Proprios forcés de verser 33 000$ après avoir essayé d'évincer un locataire
Ils ont évincé un locataire en racontant vouloir louer la maison à leur fille, mais ils l’ont plutôt vendue à profit
Coup d'oeil sur cet article
Un locataire de Montréal évincé sous un faux prétexte a réussi à faire condamner ses propriétaires à lui verser un montant exemplaire de 33 000 $ en dédommagement.
« Vu l’importance du phénomène, une telle sanction permet au Tribunal d’exprimer concrètement son indignation face à la conduite des locateurs. Elle fait aussi comprendre à quiconque serait tenté d’agir comme eux combien une telle conduite est blâmable », écrit sans détour la juge Suzanne Guévremont, dans le jugement rendu en mai au Tribunal administratif du logement (TAL).
Le locataire dédommagé souhaite également que son cas serve d’exemple.
« Je suis allé en cour parce que je n’aime pas qu’on me mente [...]. Je ne pense pas que les propriétaires ont été malicieux. Ils ont juste cru qu’ils étaient au-dessus de la loi », lance Ronald Moroz lors d’un bref échange avec Le Journal.
Le Montréalais de 71 ans louait depuis 2015 un cottage à 3000 $ par mois de neuf pièces sur deux étages auprès de Dexter Johnson et d’Anita Brown-Johnson. Lui est chirurgien maxillo-facial et elle est cheffe de la médecine familiale au CUSM et professeure adjointe à McGill.
« Une Supercherie »
Mais en 2018, ils l’ont cependant évincé, alléguant que leur fille emménagerait dans la résidence. Or, le logement est resté vacant plusieurs mois avant d’être vendu pour 905 000 $. Le couple l’avait payé 225 000 $ en 2000.
« La mise en vente hâtive de la propriété en septembre 2018 corrobore la position du locataire selon laquelle il a été victime d’une supercherie orchestrée par les locateurs pour se débarrasser de lui », peut-on lire dans le jugement.
La maison avait déjà été mise en vente par les propriétaires en 2017 et M. Moroz avait même reçu « une lettre l’accusant à tort de ne pas collaborer pour les visites ».
La pancarte à vendre avait été retirée, mais à peine quelques semaines plus tard, il recevait un avis de reprise de logement.
« [...] Une maison inoccupée est plus facile à vendre et à meilleur prix que l’inverse. Nul besoin d’être expert dans le domaine pour tirer cette conclusion », poursuit la juge Guévremont.
Cette dernière n’a pas avalé les explications des propriétaires dans cette affaire, jugeant qu’elles « ne tiennent tout simplement pas la route ».
Ils ont affirmé que leur fille de 28 ans, vivant à l’étranger, devait rentrer à Montréal au printemps 2018 et qu’ils ont voulu lui offrir le cottage, sans l’aviser.

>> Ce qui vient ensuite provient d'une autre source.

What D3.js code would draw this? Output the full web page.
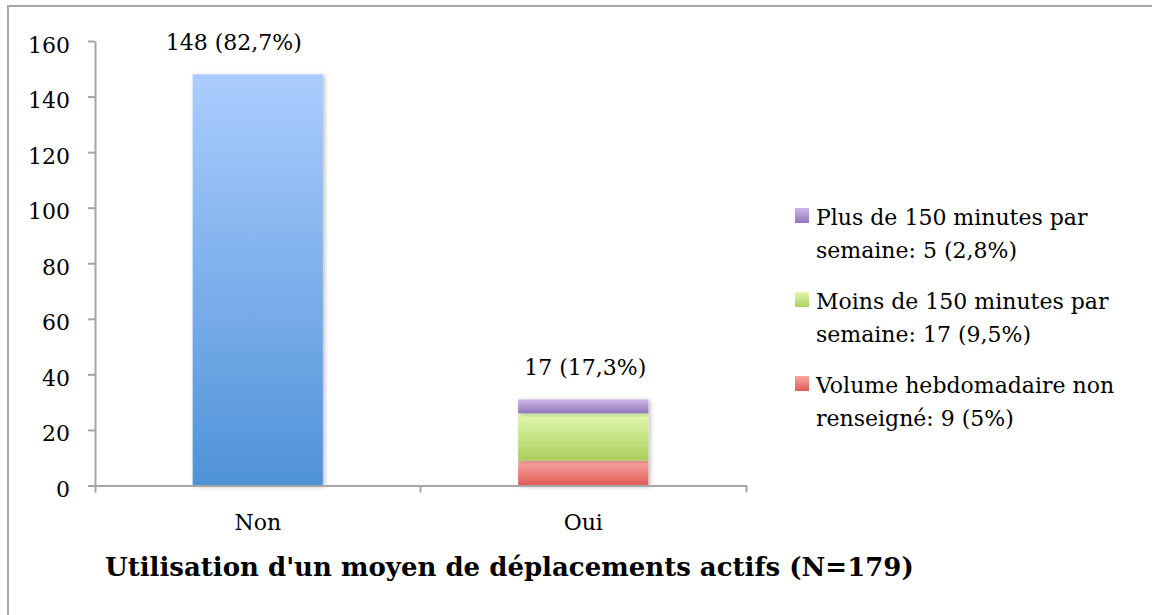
<!DOCTYPE html>
<html>
<head>
<meta charset="utf-8">
<script src="https://cdn.jsdelivr.net/npm/d3@7"></script>
<style>
    body { margin: 0; background: #fff; }
    svg text { font-family: "DejaVu Serif", serif; fill: #000; }
    .axis path, .axis line { stroke: #a6a6a6; stroke-width: 2; }
</style>
</head>
<body>
<div id="chart"></div>
<script>
// ------------------------------------------
//  Data
// ------------------------------------------
const categories = ["Non", "Oui"]
const totals = [148, 31]
const totalLabels = ["148 (82,7%)", "17 (17,3%)"]
const series = ["Volume hebdomadaire non renseigné", "Moins de 150 minutes par semaine", "Plus de 150 minutes par semaine"]
const ouiValues = [9, 17, 5]
const legendLines = [
    ["Plus de 150 minutes par", "semaine: 5 (2,8%)"],
    ["Moins de 150 minutes par", "semaine: 17 (9,5%)"],
    ["Volume hebdomadaire non", "renseigné: 9 (5%)"]
]
const yTicks = [0, 20, 40, 60, 80, 100, 120, 140, 160]
const title = "Utilisation d'un moyen de déplacements actifs (N=179)"

// gradient colours: [top, bottom]
const colors = {
    non: ["#abcdfe", "#4f93d8"],
    purple: ["#cdb8e8", "#9276b9"],
    green: ["#e2f9b0", "#abcf5c"],
    red: ["#faa8a4", "#dd5b55"]
}
const seriesColor = ["red", "green", "purple"]

// ------------------------------------------
//  Chart
// ------------------------------------------
function drawChart() {
    const W = 1152, H = 615
    const svg = d3.select("#chart").append("svg").attr("width", W).attr("height", H)
    const margin = { top: 41, left: 95, right: 406, bottom: 130 }
    const height = H - margin.top - margin.bottom

    const defs = svg.append("defs")
    Object.entries(colors).forEach(([k, c]) => {
        const lg = defs.append("linearGradient").attr("id", "g-" + k)
            .attr("x1", 0).attr("y1", 0).attr("x2", 0).attr("y2", 1)
        lg.append("stop").attr("offset", "0%").attr("stop-color", c[0])
        lg.append("stop").attr("offset", "100%").attr("stop-color", c[1])
    })
    defs.append("filter").attr("id", "shadow").attr("x", "-10%").attr("y", "-10%").attr("width", "130%").attr("height", "130%")
        .append("feDropShadow").attr("dx", 2).attr("dy", 1).attr("stdDeviation", 2)
        .attr("flood-color", "#000").attr("flood-opacity", 0.25)

    // outer frame (runs off the right and bottom edge)
    svg.append("rect").attr("x", 8).attr("y", 6).attr("width", W).attr("height", H)
        .attr("fill", "none").attr("stroke", "#a6a6a6").attr("stroke-width", 2)

    const g = svg.append("g").attr("transform", `translate(${margin.left},${margin.top})`)

    const x = d3.scaleBand().domain(categories).range([0, 651]).paddingInner(0.6).paddingOuter(0.3)
    const y = d3.scaleLinear().domain([0, 160]).range([height + 0.5, 0])

    // y axis
    const yAxis = g.append("g").attr("class", "axis")
        .call(d3.axisLeft(y).tickValues(yTicks).tickSize(7).tickSizeOuter(0).tickPadding(18))
    yAxis.selectAll("text").attr("font-size", 22).attr("dy", "0.5em")
        .style("font-family", "DejaVu Serif, serif")

    // bars
    g.append("rect")
        .attr("x", x("Non")).attr("width", x.bandwidth())
        .attr("y", y(totals[0])).attr("height", y(0) - y(totals[0]))
        .attr("fill", "url(#g-non)").attr("filter", "url(#shadow)")

    const stack = d3.stack().keys(d3.range(series.length))([ouiValues])
    g.selectAll(".seg").data(stack).enter().append("rect")
        .attr("class", "seg")
        .attr("x", x("Oui")).attr("width", x.bandwidth())
        .attr("y", d => y(d[0][1])).attr("height", d => y(d[0][0]) - y(d[0][1]))
        .attr("fill", (d, i) => `url(#g-${seriesColor[i]})`)
        .attr("filter", "url(#shadow)")

    // x axis
    const xAxis = g.append("g").attr("class", "axis").attr("transform", `translate(0,${y(0)})`)
        .call(d3.axisBottom(x).tickSize(0).tickSizeOuter(7).tickPadding(29))
    xAxis.selectAll("text").attr("font-size", 22).style("font-family", "DejaVu Serif, serif")
    xAxis.append("line").attr("x1", x.step()).attr("x2", x.step())
        .attr("y1", 0).attr("y2", 7)

    // total labels
    const labelShift = [-24, 2]
    g.selectAll(".total").data(totals).enter().append("text")
        .attr("class", "total")
        .attr("x", (d, i) => x(categories[i]) + x.bandwidth() / 2 + labelShift[i])
        .attr("y", d => y(d) - 24)
        .attr("text-anchor", "middle").attr("font-size", 22)
        .text((d, i) => totalLabels[i])

    // legend
    const legend = svg.append("g").attr("transform", "translate(795,208)")
    const item = legend.selectAll(".item").data(legendLines).enter().append("g")
        .attr("class", "item")
        .attr("transform", (d, i) => `translate(0,${i * 84})`)
    item.append("rect").attr("width", 14).attr("height", 15)
        .attr("fill", (d, i) => `url(#g-${seriesColor[2 - i]})`)
    item.selectAll("text").data(d => d).enter().append("text")
        .attr("x", 21).attr("y", (d, j) => 17 + j * 33)
        .attr("font-size", 22)
        .text(d => d)

    // title
    svg.append("text").attr("x", 105).attr("y", 576)
        .attr("font-size", 26).attr("font-weight", "bold")
        .text(title)
}

drawChart()
</script>
</body>
</html>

À son retour, elle a plutôt habité chez ses parents. Puis, elle a expliqué au tribunal que le décès de sa grand-mère, aussi au printemps 2018, l’avait poussée à reprendre ses études aux États-Unis.
C’est pour payer ses études que la demeure aurait alors été mis en vente.
Les locateurs, qui possèdent six autres propriétés, n’ont pas rappelé Le Journal.
Changer la donne
« Ce jugement change la donne, car ça donne la permission aux autres juges de voir du potentiel [sur les sommes à imposer] », dit l’avocat et chargé de cours en droit du logement, David Théodore Searle.
Il ajoute qu’avant, la moyenne des montants octroyés oscillait autour de 5000 $, n’encourageant pas les locataires lésés.
Tactique courante
Les reprises de logement sont une tactique courante des propriétaires. Les demandes devant le TAL ont presque doublé en trois ans. Et ces causes ne sont que celles où les locataires refusent de partir.
« On commence à envoyer un signal aux locataires que ça vaudrait peut-être la peine de poursuivre son propriétaire. Mais il en faudra plus encore pour que les propriétaires commencent à sentir la soupe chaude », renchérit le porte-parole du Regroupement des comités logement et associations de locataires du Québec, Martin Blanchard.
À sa connaissance, il s’agit du deuxième jugement allant chercher un si gros montant.
Par contre, il estime que 30 000 $ reste peu considérant les centaines de milliers de dollars en profit lors d’une vente.